To opponents of this view, Olive Garden is a stagnant brand, lumbering along at a time when Darden should be more concerned with other, faster-growth properties such as The Capital Grille. They'll not be impressed with a reminder that yet more investment capital is going toward Olive Garden, especially when new dinnerware is among the selling points. Here, it's less about the total amount than the principle. In fiscal 2013, the average capital investment to open a new Olive Garden was about $4.1 million, not a tremendous sum to a company the size of Darden. However, investors want any amount spent to be done so wisely, generating a return to make it worth it. Why not give the menu changes an opportunity to take hold, instead of providing doubters further reason to gripe if the store remodeling doesn't work quickly?

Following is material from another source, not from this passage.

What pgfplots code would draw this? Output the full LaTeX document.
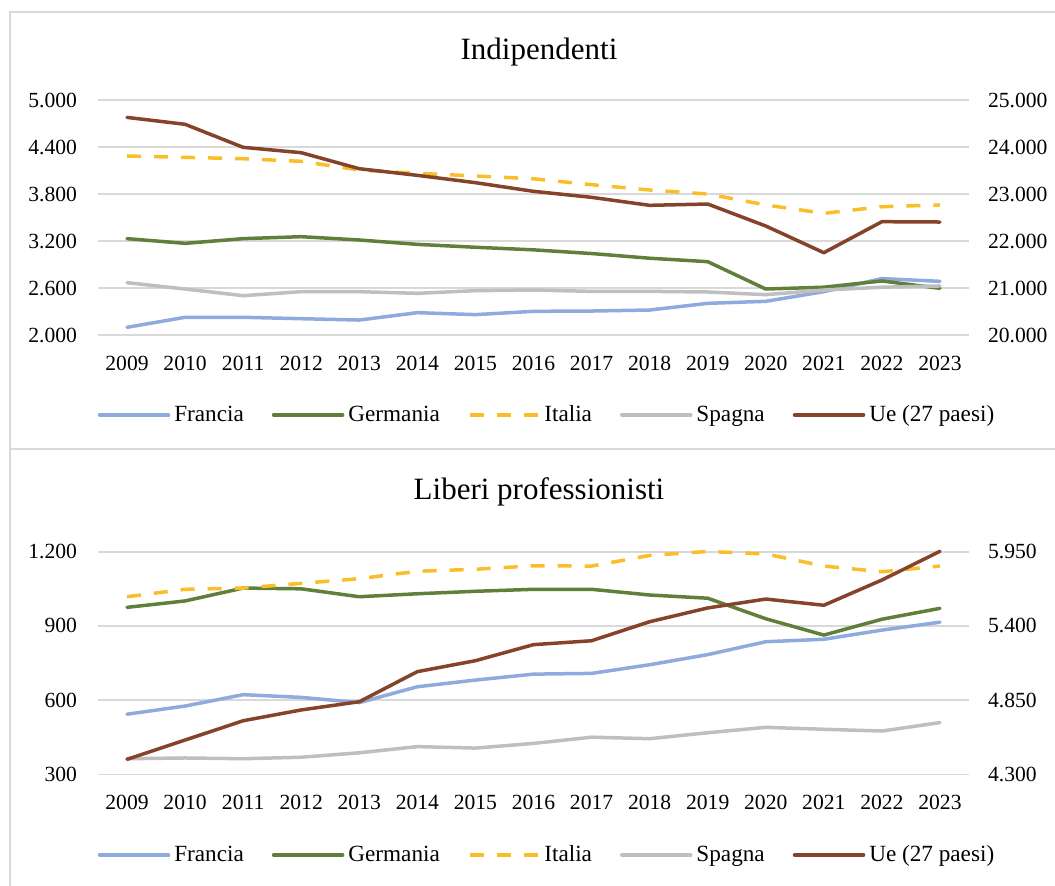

On Tuesday, after the company issued a statement discussing these plans, shares of Darden fell 1.6% to $45.35, taking its year-to-date loss to 16.5%. That makes it the fifth-worst stock of 42 restaurants surveyed by Yahoo Finance in 2014.

Affordability clearly matters to some, especially those in small American towns where wages are modest, but higher prices can work if diners crave the food, even if that means they can't visit frequently. And that, in turn, means Olive Garden, whose average check is above $16 per person, shouldn't have to be overly reliant on low prices, provided it's striving for in-demand food above the other distractions.

It's true that companies can't stand still for all time. Evolution is required in business, and remodels are in fact taking place on a large scale at the likes of McDonald's (MCD) and Wendy's (WEN). But that evolution has to be done with the proper timing. Unique food is a much more powerful force these days when diners are eager to escape monotony. And just as they aren't going to Chipotle to admire the art on the wall, they're not avoiding Olive Garden because they find the window treatments lacking in character.